DATA SHOWN –
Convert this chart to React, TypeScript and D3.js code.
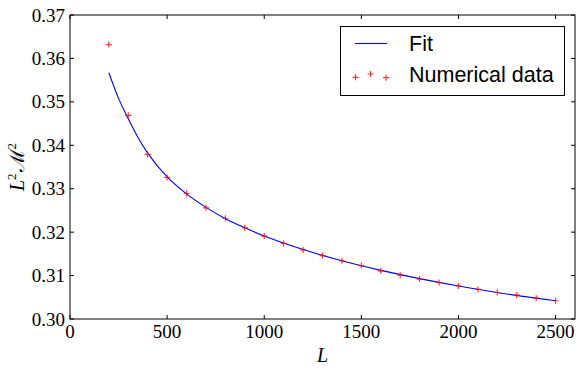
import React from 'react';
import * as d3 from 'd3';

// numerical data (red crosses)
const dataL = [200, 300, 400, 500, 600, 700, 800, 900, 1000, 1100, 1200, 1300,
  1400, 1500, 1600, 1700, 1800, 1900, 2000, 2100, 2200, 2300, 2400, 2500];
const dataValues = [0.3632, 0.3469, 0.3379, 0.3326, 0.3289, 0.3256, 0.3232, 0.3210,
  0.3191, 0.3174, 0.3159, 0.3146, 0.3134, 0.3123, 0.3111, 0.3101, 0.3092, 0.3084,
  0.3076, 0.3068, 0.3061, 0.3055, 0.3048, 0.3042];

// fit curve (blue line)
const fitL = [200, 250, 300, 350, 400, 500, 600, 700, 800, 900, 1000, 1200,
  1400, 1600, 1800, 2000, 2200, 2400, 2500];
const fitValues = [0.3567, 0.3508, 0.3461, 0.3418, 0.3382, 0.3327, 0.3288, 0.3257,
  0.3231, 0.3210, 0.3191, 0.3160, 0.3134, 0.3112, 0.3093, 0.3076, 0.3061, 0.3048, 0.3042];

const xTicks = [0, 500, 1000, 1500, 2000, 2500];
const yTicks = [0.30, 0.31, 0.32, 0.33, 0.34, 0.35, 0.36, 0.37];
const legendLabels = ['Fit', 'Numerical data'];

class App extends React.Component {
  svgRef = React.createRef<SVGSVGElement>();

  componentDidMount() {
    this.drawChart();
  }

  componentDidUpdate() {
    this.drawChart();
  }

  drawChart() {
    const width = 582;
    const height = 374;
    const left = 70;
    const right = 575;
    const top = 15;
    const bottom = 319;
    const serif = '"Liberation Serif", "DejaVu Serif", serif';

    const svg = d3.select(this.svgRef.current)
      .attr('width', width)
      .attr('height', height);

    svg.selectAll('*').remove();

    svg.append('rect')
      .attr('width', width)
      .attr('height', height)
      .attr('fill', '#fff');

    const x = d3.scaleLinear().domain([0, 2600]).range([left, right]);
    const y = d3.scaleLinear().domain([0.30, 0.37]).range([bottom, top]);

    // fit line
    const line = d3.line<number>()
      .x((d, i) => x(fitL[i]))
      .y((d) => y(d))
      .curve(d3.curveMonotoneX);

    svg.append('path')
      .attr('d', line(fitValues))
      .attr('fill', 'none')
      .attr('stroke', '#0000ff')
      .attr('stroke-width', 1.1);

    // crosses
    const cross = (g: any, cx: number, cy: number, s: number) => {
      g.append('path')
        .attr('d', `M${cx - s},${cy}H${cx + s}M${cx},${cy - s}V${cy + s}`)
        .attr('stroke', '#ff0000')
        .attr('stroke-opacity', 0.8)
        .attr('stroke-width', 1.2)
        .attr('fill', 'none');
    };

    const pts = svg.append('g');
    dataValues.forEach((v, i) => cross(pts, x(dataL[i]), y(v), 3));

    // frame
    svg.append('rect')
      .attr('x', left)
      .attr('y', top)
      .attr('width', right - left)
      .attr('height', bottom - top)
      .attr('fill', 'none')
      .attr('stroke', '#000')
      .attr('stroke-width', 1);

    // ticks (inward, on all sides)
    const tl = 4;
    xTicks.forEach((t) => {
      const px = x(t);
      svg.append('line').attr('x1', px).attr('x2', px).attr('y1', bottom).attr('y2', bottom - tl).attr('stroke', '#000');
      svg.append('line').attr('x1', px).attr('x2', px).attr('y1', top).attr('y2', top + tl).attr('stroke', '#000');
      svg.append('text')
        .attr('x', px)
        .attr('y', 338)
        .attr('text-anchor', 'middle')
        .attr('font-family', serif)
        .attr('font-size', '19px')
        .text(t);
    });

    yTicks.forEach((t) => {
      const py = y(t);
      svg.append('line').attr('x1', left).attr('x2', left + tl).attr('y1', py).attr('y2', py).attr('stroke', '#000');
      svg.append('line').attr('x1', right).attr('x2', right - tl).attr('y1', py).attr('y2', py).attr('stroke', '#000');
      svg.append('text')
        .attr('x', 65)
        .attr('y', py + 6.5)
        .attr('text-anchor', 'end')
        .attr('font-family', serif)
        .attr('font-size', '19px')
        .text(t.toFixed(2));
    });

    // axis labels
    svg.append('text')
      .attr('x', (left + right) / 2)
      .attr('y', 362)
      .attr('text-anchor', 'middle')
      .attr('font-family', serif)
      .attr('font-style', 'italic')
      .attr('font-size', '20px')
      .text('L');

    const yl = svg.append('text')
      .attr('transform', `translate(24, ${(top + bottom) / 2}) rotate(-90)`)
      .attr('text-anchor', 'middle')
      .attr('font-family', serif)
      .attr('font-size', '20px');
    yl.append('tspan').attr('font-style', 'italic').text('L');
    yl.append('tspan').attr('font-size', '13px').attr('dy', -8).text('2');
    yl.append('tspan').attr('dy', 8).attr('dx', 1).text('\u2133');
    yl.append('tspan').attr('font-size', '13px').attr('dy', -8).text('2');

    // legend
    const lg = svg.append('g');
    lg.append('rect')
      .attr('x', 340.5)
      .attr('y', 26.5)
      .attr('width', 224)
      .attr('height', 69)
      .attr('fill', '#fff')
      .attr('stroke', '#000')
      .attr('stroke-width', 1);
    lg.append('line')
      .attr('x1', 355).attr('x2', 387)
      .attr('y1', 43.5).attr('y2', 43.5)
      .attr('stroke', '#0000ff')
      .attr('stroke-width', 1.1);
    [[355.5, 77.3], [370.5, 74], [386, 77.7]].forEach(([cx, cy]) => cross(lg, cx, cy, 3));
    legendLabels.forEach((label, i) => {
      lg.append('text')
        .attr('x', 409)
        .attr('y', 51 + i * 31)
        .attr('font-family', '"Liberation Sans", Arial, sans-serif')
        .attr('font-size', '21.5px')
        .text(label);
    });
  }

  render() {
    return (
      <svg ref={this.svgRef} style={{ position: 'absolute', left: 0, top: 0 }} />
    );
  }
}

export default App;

DO THIS – Repeat the data exactly, without the pictures.

IN RESPONSE –
Convert this chart to React, TypeScript and D3.js code.
import React from 'react';
import * as d3 from 'd3';

// numerical data (red crosses)
const dataL = [200, 300, 400, 500, 600, 700, 800, 900, 1000, 1100, 1200, 1300,
  1400, 1500, 1600, 1700, 1800, 1900, 2000, 2100, 2200, 2300, 2400, 2500];
const dataValues = [0.3632, 0.3469, 0.3379, 0.3326, 0.3289, 0.3256, 0.3232, 0.3210,
  0.3191, 0.3174, 0.3159, 0.3146, 0.3134, 0.3123, 0.3111, 0.3101, 0.3092, 0.3084,
  0.3076, 0.3068, 0.3061, 0.3055, 0.3048, 0.3042];

// fit curve (blue line)
const fitL = [200, 250, 300, 350, 400, 500, 600, 700, 800, 900, 1000, 1200,
  1400, 1600, 1800, 2000, 2200, 2400, 2500];
const fitValues = [0.3567, 0.3508, 0.3461, 0.3418, 0.3382, 0.3327, 0.3288, 0.3257,
  0.3231, 0.3210, 0.3191, 0.3160, 0.3134, 0.3112, 0.3093, 0.3076, 0.3061, 0.3048, 0.3042];

const xTicks = [0, 500, 1000, 1500, 2000, 2500];
const yTicks = [0.30, 0.31, 0.32, 0.33, 0.34, 0.35, 0.36, 0.37];
const legendLabels = ['Fit', 'Numerical data'];

class App extends React.Component {
  svgRef = React.createRef<SVGSVGElement>();

  componentDidMount() {
    this.drawChart();
  }

  componentDidUpdate() {
    this.drawChart();
  }

  drawChart() {
    const width = 582;
    const height = 374;
    const left = 70;
    const right = 575;
    const top = 15;
    const bottom = 319;
    const serif = '"Liberation Serif", "DejaVu Serif", serif';

    const svg = d3.select(this.svgRef.current)
      .attr('width', width)
      .attr('height', height);

    svg.selectAll('*').remove();

    svg.append('rect')
      .attr('width', width)
      .attr('height', height)
      .attr('fill', '#fff');

    const x = d3.scaleLinear().domain([0, 2600]).range([left, right]);
    const y = d3.scaleLinear().domain([0.30, 0.37]).range([bottom, top]);

    // fit line
    const line = d3.line<number>()
      .x((d, i) => x(fitL[i]))
      .y((d) => y(d))
      .curve(d3.curveMonotoneX);

    svg.append('path')
      .attr('d', line(fitValues))
      .attr('fill', 'none')
      .attr('stroke', '#0000ff')
      .attr('stroke-width', 1.1);

    // crosses
    const cross = (g: any, cx: number, cy: number, s: number) => {
      g.append('path')
        .attr('d', `M${cx - s},${cy}H${cx + s}M${cx},${cy - s}V${cy + s}`)
        .attr('stroke', '#ff0000')
        .attr('stroke-opacity', 0.8)
        .attr('stroke-width', 1.2)
        .attr('fill', 'none');
    };

    const pts = svg.append('g');
    dataValues.forEach((v, i) => cross(pts, x(dataL[i]), y(v), 3));

    // frame
    svg.append('rect')
      .attr('x', left)
      .attr('y', top)
      .attr('width', right - left)
      .attr('height', bottom - top)
      .attr('fill', 'none')
      .attr('stroke', '#000')
      .attr('stroke-width', 1);

    // ticks (inward, on all sides)
    const tl = 4;
    xTicks.forEach((t) => {
      const px = x(t);
      svg.append('line').attr('x1', px).attr('x2', px).attr('y1', bottom).attr('y2', bottom - tl).attr('stroke', '#000');
      svg.append('line').attr('x1', px).attr('x2', px).attr('y1', top).attr('y2', top + tl).attr('stroke', '#000');
      svg.append('text')
        .attr('x', px)
        .attr('y', 338)
        .attr('text-anchor', 'middle')
        .attr('font-family', serif)
        .attr('font-size', '19px')
        .text(t);
    });

    yTicks.forEach((t) => {
      const py = y(t);
      svg.append('line').attr('x1', left).attr('x2', left + tl).attr('y1', py).attr('y2', py).attr('stroke', '#000');
      svg.append('line').attr('x1', right).attr('x2', right - tl).attr('y1', py).attr('y2', py).attr('stroke', '#000');
      svg.append('text')
        .attr('x', 65)
        .attr('y', py + 6.5)
        .attr('text-anchor', 'end')
        .attr('font-family', serif)
        .attr('font-size', '19px')
        .text(t.toFixed(2));
    });

    // axis labels
    svg.append('text')
      .attr('x', (left + right) / 2)
      .attr('y', 362)
      .attr('text-anchor', 'middle')
      .attr('font-family', serif)
      .attr('font-style', 'italic')
      .attr('font-size', '20px')
      .text('L');

    const yl = svg.append('text')
      .attr('transform', `translate(24, ${(top + bottom) / 2}) rotate(-90)`)
      .attr('text-anchor', 'middle')
      .attr('font-family', serif)
      .attr('font-size', '20px');
    yl.append('tspan').attr('font-style', 'italic').text('L');
    yl.append('tspan').attr('font-size', '13px').attr('dy', -8).text('2');
    yl.append('tspan').attr('dy', 8).attr('dx', 1).text('\u2133');
    yl.append('tspan').attr('font-size', '13px').attr('dy', -8).text('2');

    // legend
    const lg = svg.append('g');
    lg.append('rect')
      .attr('x', 340.5)
      .attr('y', 26.5)
      .attr('width', 224)
      .attr('height', 69)
      .attr('fill', '#fff')
      .attr('stroke', '#000')
      .attr('stroke-width', 1);
    lg.append('line')
      .attr('x1', 355).attr('x2', 387)
      .attr('y1', 43.5).attr('y2', 43.5)
      .attr('stroke', '#0000ff')
      .attr('stroke-width', 1.1);
    [[355.5, 77.3], [370.5, 74], [386, 77.7]].forEach(([cx, cy]) => cross(lg, cx, cy, 3));
    legendLabels.forEach((label, i) => {
      lg.append('text')
        .attr('x', 409)
        .attr('y', 51 + i * 31)
        .attr('font-family', '"Liberation Sans", Arial, sans-serif')
        .attr('font-size', '21.5px')
        .text(label);
    });
  }

  render() {
    return (
      <svg ref={this.svgRef} style={{ position: 'absolute', left: 0, top: 0 }} />
    );
  }
}

export default App;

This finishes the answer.